HEAVY AIR (working title)

2024 - work in progress


kinetic sculptures / installation. aluminium foam, wires and springs, sound exciters, amplifiers, media players, Gustav Mahler's Symphony no. 9 in D Major (pitched down)


New body of work “Heavy Air” (working title) is a continuation my larger ongoing project addressing questions on uncertainty - uncertainty of perspective, duration and change. In this work, I delve into the relations between vibration, sound and materiality.


Heavy Air is a spatial installation that combines (kinetic) sculpture and sound. It revolves around destabilisation; disquiet; mutual impact; and tremor — involuntary motion of body as a sign of distress. In this work, sound is stripped of its logical and emotional dimension - what remains are vibrations, pure physical power that one is only able to feel it, but not hear it. What was once Gustav Mahler's last work, Symphony no. 9 in D Major,  is now a constant violator, trying to influence the fragile object.


The multilayered sculpture, made of aluminium foam (a material chosen for its resemblance to bone structure and the inside of our body), is hanging from the ceiling and is held together by springs and wires. Several small speakers (sound exciters) are connected to the fragile, see-through object — repeatedly playing the vibrations and attempting to influence the material, causing the entire sculpture to move uncontrollably.

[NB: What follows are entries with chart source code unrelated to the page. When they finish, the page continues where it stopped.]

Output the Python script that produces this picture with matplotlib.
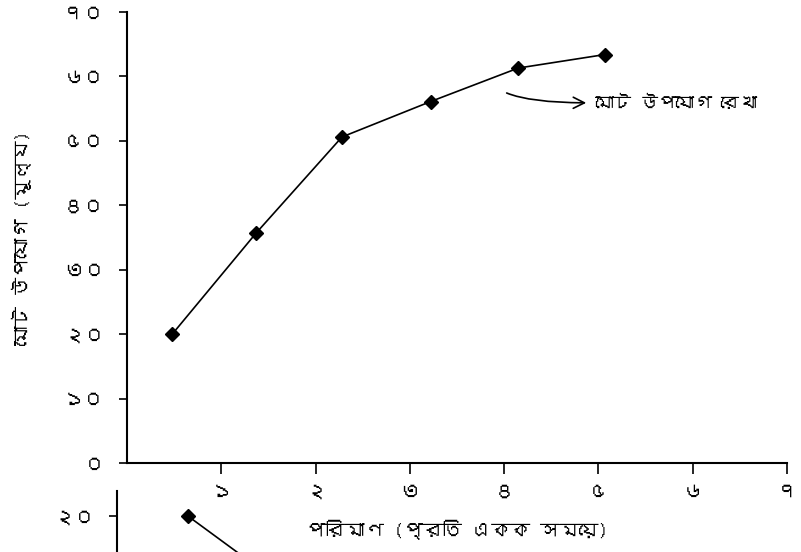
import matplotlib
matplotlib.use("Agg")
import matplotlib.pyplot as plt
from matplotlib import font_manager
from fontTools.ttLib import TTFont

# total utility curve (quantity, utility)
quantity = [0.48, 1.37, 2.28, 3.22, 4.15, 5.07]
utility = [20.0, 35.7, 50.6, 56.1, 61.3, 63.4]

x_ticks = [1, 2, 3, 4, 5, 6, 7]
x_tick_labels = ["১", "২", "৩", "৪", "৫", "৬", "৭"]
y_ticks = [0, 10, 20, 30, 40, 50, 60, 70]
y_tick_labels = ["০", "১০", "২০", "৩০", "৪০", "৫০", "৬০", "৭০"]

x_label = "পরিমাণ (প্রতি একক সময়ে)"
y_label = "মোট উপযোগ (মূল্য)"
curve_label = "মোট উপযোগ রেখা"

# cut-off part of the next figure at the bottom
next_x = [0.75, 1.5]
next_y = [20.0, 12.7]
next_tick = [20]
next_tick_label = ["২০"]


def find_bengali_font():
    for f in font_manager.fontManager.ttflist:
        try:
            tt = TTFont(f.fname, fontNumber=0, lazy=True)
            cmap = tt.getBestCmap()
            if cmap and 0x0995 in cmap:
                return f.name
        except Exception:
            continue
    return None


bn_font = find_bengali_font()
families = [bn_font, "DejaVu Sans"] if bn_font else ["DejaVu Sans"]
plt.rcParams["font.family"] = families

W, H = 801, 552
fig = plt.figure(figsize=(W / 100, H / 100), dpi=100)

# main axes: x 0..7 from px 127 to ~788, y 0..70 from px 463 to 12
ax = fig.add_axes([127 / W, 1 - 463 / H, 660 / W, 451 / H])
ax.plot(quantity, utility, color="black", linewidth=1.2,
        marker="D", markersize=7, markerfacecolor="black")
ax.set_xlim(0, 7)
ax.set_ylim(0, 70)
ax.set_xticks(x_ticks)
ax.set_xticklabels(x_tick_labels, fontsize=15)
ax.set_yticks(y_ticks)
ax.set_yticklabels(y_tick_labels, fontsize=15)
ax.tick_params(axis="x", direction="out", length=8, width=1.2, pad=6)
ax.tick_params(axis="y", direction="out", length=6, width=1.2, pad=10)
for side in ("top", "right"):
    ax.spines[side].set_visible(False)
for side in ("left", "bottom"):
    ax.spines[side].set_linewidth(1.5)

ax.set_xlabel(x_label, fontsize=14, labelpad=14)
ax.set_ylabel(y_label, fontsize=14, labelpad=22)

ax.annotate("", xy=(4.9, 55.9), xytext=(4.0, 57.6),
            arrowprops=dict(arrowstyle="->", color="black", lw=1.2,
                            mutation_scale=20,
                            connectionstyle="angle3,angleA=-25,angleB=0"))
ax.text(4.97, 55.9, curve_label, fontsize=13, ha="left", va="center")

# partial axes of the figure below
ax2 = fig.add_axes([117 / W, 1 - 587 / H, 660 / W, 96 / H])
ax2.patch.set_visible(False)
ax2.plot(next_x, next_y, color="black", linewidth=1.2,
         marker="D", markersize=7, clip_on=False)
ax2.set_xlim(0, 7)
ax2.set_ylim(10, 23.5)
ax2.set_xticks([])
ax2.set_yticks(next_tick)
ax2.set_yticklabels(next_tick_label, fontsize=15)
ax2.tick_params(axis="y", direction="out", length=6, width=1.2, pad=10)
for side in ("top", "right", "bottom"):
    ax2.spines[side].set_visible(False)
ax2.spines["left"].set_linewidth(1.5)

fig.savefig("out.png", dpi=100)
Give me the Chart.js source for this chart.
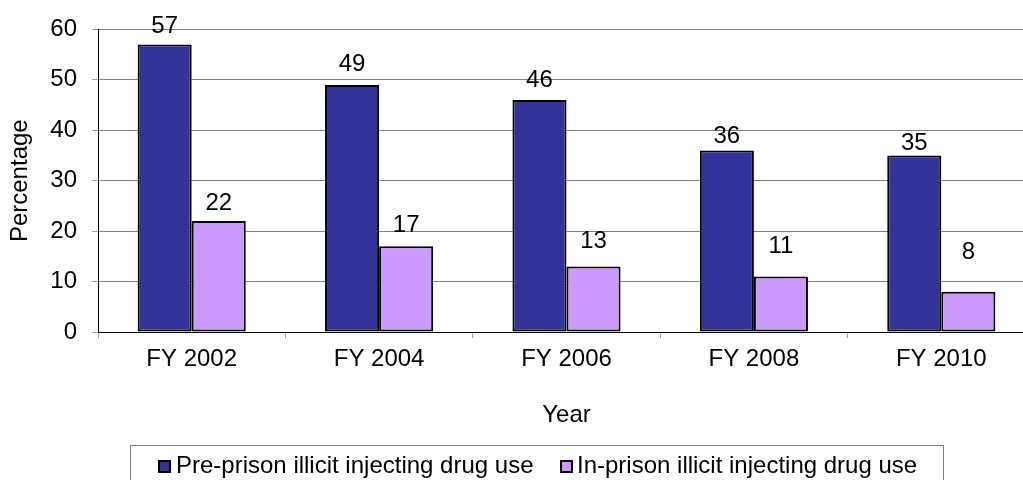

One of the crucial materials I worked within my process was vibration — sheer power of sound and its ability to gradually and continuously influence its vicinity. It is as much about silence as it is about noise. Pointing towards our inability to grasp everything, what we are left with is being a witness to a constant physical destabilisation of an object, caused by this fugitive and oppressive sound. Silent and devastating at the same time.

On repetition

On affect

On influence

On violence

On perpetual

On sound

On silence

On sound as weapon

On slow violence

On inequality

On injustice

On tension

On inescapability

On body and bones

On mutual impact

On fragility

On resilience

On dissonance

On heavy air

On disquiet

On tremor

On gravity

On mass

On somatic response

On destabilisation

On instability

On sound as violator

On power

On uncertainty

On the slow, subtle, yet consistent

On entropy

On fluid, yet fractured

On invisible

On slow degradation

On structural violence

On energy

On causal relation

On ambiguity

On schizophrenia

On these times

On background feelings

On the sense of being

On air

On absence

On fugitive sounds

On insensibility

On human nature

On the oppressive

On heartbeat

On Gustav Mahler

On paying attention as a political act

On villain sounds

On pre-conscious

On the embodied

On nervous system

On humane

On quiet devastation









The air is a space, an object, a threat, a myth, a weapon, a commons.



We cannot escape this air. 

It is the air that comes into our body through our lungs.

It is the air in which dogs bark, where bees fly and spread pollen.

It is the air that is part of our urban

ecologies and territories, filling our

open, public spaces. 


It is not just this though.


It is also the air of capitalist and

neoliberal accumulation, the

disposal space of industrial,

technological, and farming

production systems. 


It is the air of inequality, injustice, and of slow and invisible violence.